Those diverging goals also help to explain why the Trump and Biden administrations propose such different definitions of sexual harassment. The Trump Administration’s rule required universities to investigate sexual assault, dating violence, stalking, and quid pro quo harassment (for example, a request for a sexual favor in exchange for a benefit from a teacher or supervisor). With respect to other forms of “unwelcome conduct,” however, much of which is verbal in nature, the 2020 rule adopted the Supreme Court’s standard, requiring that the misconduct be “‘so serious, pervasive, and objectively offensive’ that it effectively denies a person equal access” to educational programs to constitute a violation of Title IX (p. 40).

The Obama Administration believed schools’ general ambivalence to sexual harassment contributed to the emergence of a “rape culture” on campus. It, therefore sought to “change [the]culture on college campuses… to cure the epidemic of sexual violence on our college campuses across the country[,]” but it did so in ways that undermined efforts to promote a healthy culture of mutual respect and open inquiry (Lombardi, 2010). The Biden Administration sees the problem the same way, which is why it is also working on conditioning Title IV aid eligibility on the adoption of a much broader definition of sexual harassment. In this view, it is not enough to require universities to investigate instances of sexual harassment and assault with vigor, respecting the right of all students during investigations. Changing the culture means using the institution to embark on a social engineering exercise to transform behavioral norms. That is why Obama Administration settlements extended the definition of harassment to forms of offensive speech including, “unwelcome sexual advances” and “requests for sexual favors” as well as “sexual comments, jokes or gestures” and “spreading sexual rumors” (Department of Justice, 2013; Melnick, 2020). Lewd speech is a problem, and civility should always be encouraged. But using the power of the federal government to push the campus culture in a specific direction was always bound to do more harm than good.

Settlements with universities investigated by the Obama Administration’s OCR typically included requirements that training about sexual harassment and Title IX be incorporated into university-wide freshman orientations, student focus groups, new materials for distribution on campus, and orientations for students living in dormitories (Office of Civil Rights, 2010 and Office of Civil Rights, 2011). OCR also required those schools to define sexual harassment, which led administrators across the country to establish broad definitions encouraging students to report “sexual jokes,” “dirty jokes,” “sexual teasing,” “discuss[ions of] sexual activity,” “sexually degrading… sounds,” “sexually explicit drawings,” and even “sexually explicit stories” (Appalachian State University Office of Title IX Compliance, n.d., and Savannah State University Title IX Office of Compliance, n.d.). In some cases, the university’s definition page includes a direct weblink to the Title IX complaint form.

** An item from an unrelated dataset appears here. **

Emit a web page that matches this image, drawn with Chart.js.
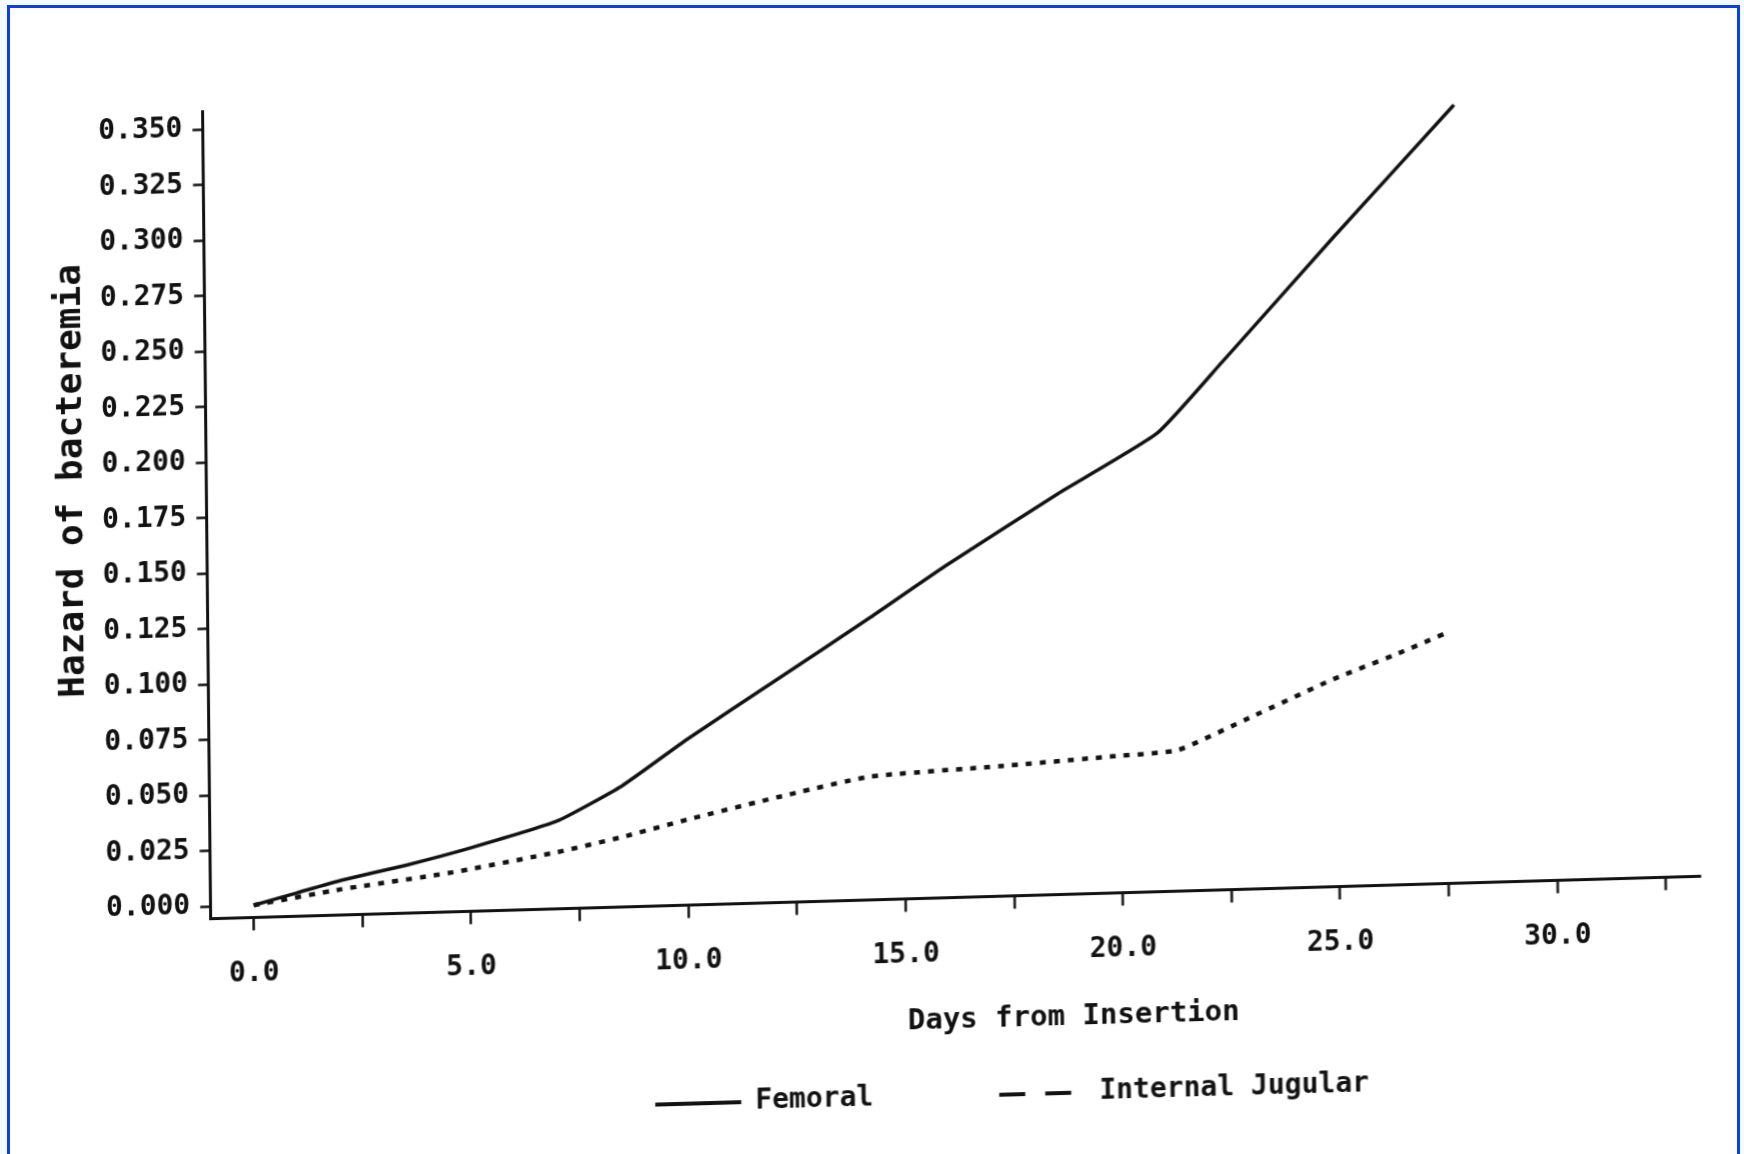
<!DOCTYPE html>
<html>
<head>
<meta charset="utf-8">
<script src="https://cdn.jsdelivr.net/npm/chart.js@4.4.1/dist/chart.umd.min.js"></script>
<style>
html,body{margin:0;padding:0;overflow:hidden;background:#f3fbff;}
#page{position:absolute;left:0;top:0;width:1744px;height:1154px;overflow:hidden;background:#f3fbff;}
#frame{position:absolute;left:7px;top:5px;width:1727px;height:1220px;border:3px solid #0b3fe3;background:#ffffff;}
#c{position:absolute;left:0;top:0;transform-origin:253.6px 905.2px;transform:matrix(1,-0.0285,0.010,1,0,0);}
</style>
</head>
<body>
<div id="page">
  <div id="frame"></div>
  <canvas id="c" width="1744" height="1154"></canvas>
</div>
<script>
// ---- data ----
const femoralDays   = [0, 1, 2, 3.5, 5, 7, 8.5, 10, 12.1, 14.2, 16, 18.6, 20.9, 22.4, 25, 27.8];
const femoralHazard = [0, 0.005, 0.010, 0.016, 0.023, 0.034, 0.049, 0.069, 0.095, 0.121, 0.144, 0.175, 0.201, 0.232, 0.287, 0.345];
const jugularDays   = [0, 2, 4.5, 7, 8.5, 10, 12.1, 14.2, 17.2, 19.8, 21.3, 23, 24.9, 26.3, 27.6];
const jugularHazard = [0, 0.006, 0.012, 0.020, 0.026, 0.033, 0.042, 0.050, 0.053, 0.056, 0.058, 0.072, 0.088, 0.098, 0.108];
const xTicks = [0, 2.5, 5, 7.5, 10, 12.5, 15, 17.5, 20, 22.5, 25, 27.5, 30, 32.5];
const yTicks = [0, 0.025, 0.05, 0.075, 0.1, 0.125, 0.15, 0.175, 0.2, 0.225, 0.25, 0.275, 0.3, 0.325, 0.35];
const seriesNames = ['Femoral', 'Internal Jugular'];
const xTitle = 'Days from Insertion';
const yTitle = 'Hazard of bacteremia';

const FONT = '"DejaVu Sans Mono", "Liberation Mono", monospace';
const INK = '#111111';

const toPoints = (xs, ys) => xs.map((x, i) => ({x: x, y: ys[i]}));

const tweaks = {
  id: 'tweaks',
  beforeDraw(chart) {
    const lg = chart.legend;
    if (lg) {
      const w = 1200, cx = 1010;
      lg.left = cx - w / 2; lg.right = cx + w / 2; lg.width = w;
      lg.top = 976; lg.bottom = 1154; lg.height = lg.bottom - lg.top;
    }
    const shifts = {x: [117, 0], y: [0, -38]};
    Object.keys(shifts).forEach(id => {
      const s = chart.scales[id];
      if (s && !s._shifted) {
        const orig = s.drawTitle;
        const off = shifts[id];
        s.drawTitle = function () {
          const c = this.ctx; c.save(); c.translate(off[0], off[1]); orig.call(this); c.restore();
        };
        s._shifted = true;
      }
    });
  }
};

new Chart(document.getElementById('c'), {
  type: 'line',
  data: {
    datasets: [
      {
        label: seriesNames[0],
        data: toPoints(femoralDays, femoralHazard),
        borderColor: INK, backgroundColor: INK,
        borderWidth: 3.5, pointRadius: 0, tension: 0.15, fill: false
      },
      {
        label: seriesNames[1],
        data: toPoints(jugularDays, jugularHazard),
        borderColor: INK, backgroundColor: INK,
        borderWidth: 4.5, borderDash: [6, 8], pointRadius: 0, tension: 0.15, fill: false
      }
    ]
  },
  options: {
    responsive: false,
    animation: false,
    layout: {padding: {left: 0, right: 43.5, top: 110.4, bottom: 46.6}},
    plugins: {
      tooltip: {enabled: false},
      legend: {
        position: 'bottom',
        maxHeight: 50,
        labels: {
          color: INK,
          font: {family: FONT, size: 28, weight: 'bold'},
          usePointStyle: true,
          pointStyle: 'line',
          pointStyleWidth: 86,
          padding: 126,
          generateLabels(chart) {
            const items = Chart.defaults.plugins.legend.labels.generateLabels(chart);
            items.forEach(it => {
              it.pointStyle = 'line';
              it.lineWidth = 4;
              if (it.datasetIndex === 1) { it.lineDash = [26, 20]; }
            });
            return items;
          }
        }
      }
    },
    scales: {
      x: {
        type: 'linear',
        min: -1.0, max: 33.3,
        afterBuildTicks(scale) { scale.ticks = xTicks.map(v => ({value: v})); },
        afterFit(scale) { scale.height = 140; },
        grid: {display: true, drawOnChartArea: false, drawTicks: true, tickLength: 13, tickWidth: 2.5, tickColor: INK, color: INK},
        border: {display: true, color: INK, width: 3},
        ticks: {
          autoSkip: false, maxRotation: 0, padding: 27, color: INK,
          font: {family: FONT, size: 28, weight: 'bold'},
          callback: v => (Math.abs(v % 5) < 1e-9 ? v.toFixed(1) : '')
        },
        title: {display: true, text: xTitle, color: INK, font: {family: FONT, size: 29, weight: 'bold'}, padding: {top: 0, bottom: 0}}
      },
      y: {
        type: 'linear',
        min: -0.0055, max: 0.358,
        afterBuildTicks(scale) { scale.ticks = yTicks.map(v => ({value: v})); },
        afterFit(scale) { scale.width = 210.2; },
        grid: {display: true, drawOnChartArea: false, drawTicks: true, tickLength: 10, tickWidth: 2.5, tickColor: INK, color: INK},
        border: {display: true, color: INK, width: 3},
        ticks: {
          padding: 10, color: INK,
          font: {family: FONT, size: 28, weight: 'bold'},
          callback: v => v.toFixed(3)
        },
        title: {display: true, text: yTitle, color: INK, font: {family: FONT, size: 36, weight: 'bold'}, padding: {top: 55, bottom: 0}}
      }
    }
  },
  plugins: [tweaks]
});
</script>
</body>
</html>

What professor would dare teach a 19th century French novel in such an environment? Or the “misogynoir” works of William Shakespeare (Brown, 2021)? The point: efforts to forbid unwelcome speech will always do more harm than good at institutions with a truth-seeking mission because what constitutes offensive speech is inherently a subjective judgment with immense variation between individuals. Real learning requires a lively marketplace of conflicting ideas and viewpoints—some of which will inevitably cause discomfort, even offense. Requiring university Title IX apparatuses to investigate speech of a sexual nature when students allege offense, even in cases where the speech is constitutionally protected, inevitably chills campus discussion and debate.

This is not a speculative claim. The Obama-era guidelines made it possible for students to set off onerous and reputation-damaging investigations by making complaints targeting students and faculty whose views they disagreed with. One of the most telling examples occurred at Northwestern University, where two students filed a complaint when a feminist professor published an essay in the Chronicle of Higher Education criticizing “sexual paranoia” and the expanding reach of Title IX investigations in general (Kipnis, 2015a). The long investigation that ensued ensnarled a second professor who had the temerity to point out the investigation was itself a violation of academic freedom (Kipnis, 2015b). When Professor Kipnis published a follow-up essay describing her Title IX experience, she was reported again. At Howard University, student complaints to the Title IX officer over a test question involving “A Brazilian wax and an upset client” resulted in an investigation that dragged on for more than a year; it ultimately found the professor responsible for sexual harassment (FIRE, 2017). And at Harvard University, 50 students used the Title IX process to file complaints against Supreme Court Justice Brett Kavanaugh, who periodically taught a course at the law school, over allegations that surfaced during his confirmation hearings (Wermund, 2018).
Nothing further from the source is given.